During those idle years our front porch would be full on Saturdays. Girls came to get Mama to cut their hair the windblown style just as she did for her five daughters. Boys walking toward the village stopped to join the fun. She had cut Papa's hair ever since they got married in 1909, and she cut my brothers' hair till they got jobs in the Chicopee mill and started going to the barber shop in town. On a summer day during The Wasted Years, I went with Carl to the barber shop and I told his barber I wanted a "boyish bob." For a quarter he cut nearly all of my dark, healthy hair off - enough to make a full blown wig if he had been in the hair selling business - and I wound up looking more like a boy than either of my brothers. Ever afterward, I got a sick feeling every time I passed a barber shop.
After I graduated from Oakwood High School, I worked on the family farm in my usual capacity, unemployed otherwise, my mortar board all but forgotten, like my lavender silk class dress in which I had recited from the class poem I wrote for the occasion: "We build the ladder by which we climb/ With heartaches, tears and toil..." Yet any future heartache we might have envisioned for ourselves, supposedly now on our own, was but a parallel to all the other sadness in the land.
In 1936 Will Rogers died in an airplane crash in Alaska, and King George of England died. The Prince of Wales, then 41 years old, became the king - known as King Edward VIII. He abdicated the following December to marry the American, Mrs. Simpson. His brother, the Duke of York, succeeded him, and he was known as King George VI. He brought to the throne with him his wife, Queen Elizabeth and the little princesses, Elizabeth and Margaret Rose.

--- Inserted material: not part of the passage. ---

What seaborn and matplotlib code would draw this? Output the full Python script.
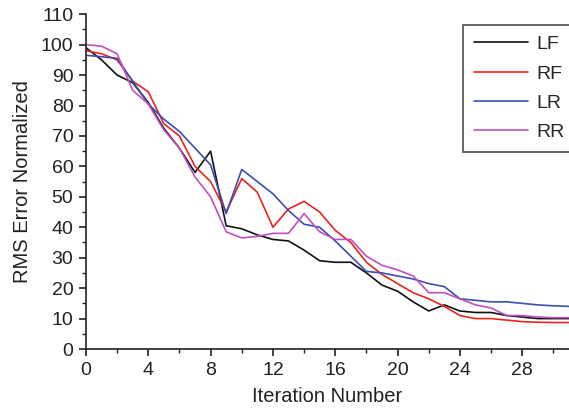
import numpy as np
import pandas as pd
import matplotlib
matplotlib.use('Agg')
import matplotlib.pyplot as plt
import seaborn as sns
from matplotlib.ticker import MultipleLocator

iterations = list(range(32))
lf = [99, 95, 90, 87.5, 81, 72.5, 66, 58, 65, 40.5, 39.5, 37.5, 36, 35.5, 32.5, 29,
      28.5, 28.5, 25, 21, 19, 15.5, 12.5, 14.5, 12.5, 12, 12, 11, 10.5, 10, 10, 10]
rf = [98, 97, 95, 88, 84.5, 74, 70, 60, 55, 45, 56, 51.5, 40, 46, 48.5, 45,
      39, 35, 28.5, 24.5, 21.5, 18.5, 16.5, 14, 11, 10, 10, 9.5, 9, 8.8, 8.7, 8.7]
lr = [96.5, 96, 95.5, 88, 80.5, 75.5, 71.5, 66, 60.5, 44.5, 59, 55, 51, 45.5, 41, 40,
      35.5, 30.5, 25.5, 25, 24, 23, 21.5, 20.5, 16.5, 16, 15.5, 15.5, 15, 14.5, 14.2, 14]
rr = [100, 99.5, 97, 85, 80.5, 72, 66, 56.5, 50, 38.5, 36.5, 37, 38, 38, 44.5, 38.5,
      36, 36, 30.5, 27.5, 26, 24, 18.5, 18.5, 16.5, 14.5, 13.5, 11, 11, 10.5, 10.3, 10.3]
series_names = ['LF', 'RF', 'LR', 'RR']
colors = ['#111111', '#e8251c', '#3a4fb0', '#c04fc0']

df = pd.DataFrame({'iter': iterations, 'LF': lf, 'RF': rf, 'LR': lr, 'RR': rr})
long_df = df.melt(id_vars='iter', var_name='leg', value_name='rms')

sns.set_style('ticks')
plt.rcParams['font.family'] = ['Liberation Sans', 'DejaVu Sans']

fig = plt.figure(figsize=(5.69, 4.17), dpi=100)
ax = fig.add_axes([0.151, 0.163, 0.849, 0.803])
sns.lineplot(data=long_df, x='iter', y='rms', hue='leg', hue_order=series_names,
             palette=colors, linewidth=1.2, ax=ax, legend=True)

ax.set_xlim(0, 31)
ax.set_ylim(0, 110)
ax.xaxis.set_major_locator(MultipleLocator(4))
ax.xaxis.set_minor_locator(MultipleLocator(2))
ax.yaxis.set_major_locator(MultipleLocator(10))
ax.yaxis.set_minor_locator(MultipleLocator(5))
ax.tick_params(which='major', direction='out', length=5, width=1.2, labelsize=14,
               colors='#222222', pad=4)
ax.tick_params(which='minor', direction='out', length=3, width=1.0, colors='#222222')
for s in ['left', 'bottom']:
    ax.spines[s].set_linewidth(1.2)
    ax.spines[s].set_color('#222222')
sns.despine(ax=ax)
ax.set_xlabel('Iteration Number', fontsize=14.5, color='#222222', labelpad=6)
ax.set_ylabel('RMS Error Normalized', fontsize=14.5, color='#222222', labelpad=6)

leg = ax.legend(loc='upper left', bbox_to_anchor=(463 / 569, 1 - 25 / 417),
                bbox_transform=fig.transFigure,
                frameon=True, fancybox=False, fontsize=14, handlelength=2.8,
                handletextpad=0.4, labelspacing=0.6, borderpad=0.55, borderaxespad=0)
leg.get_frame().set_edgecolor('#222222')
leg.get_frame().set_linewidth(1.2)
for line in leg.get_lines():
    line.set_linewidth(1.2)

fig.savefig('out.png', dpi=100)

In the 1930's there were so many changes taking place all over the world, many that would live on in history for all time that it sounded unbelievable to call 1931-1936, The Wasted Years. Yet in the United States of America, it became just that in the memory of millions of people, especially young people whose dreams died before full blossoming, like rose buds scattered in a dry Western wind.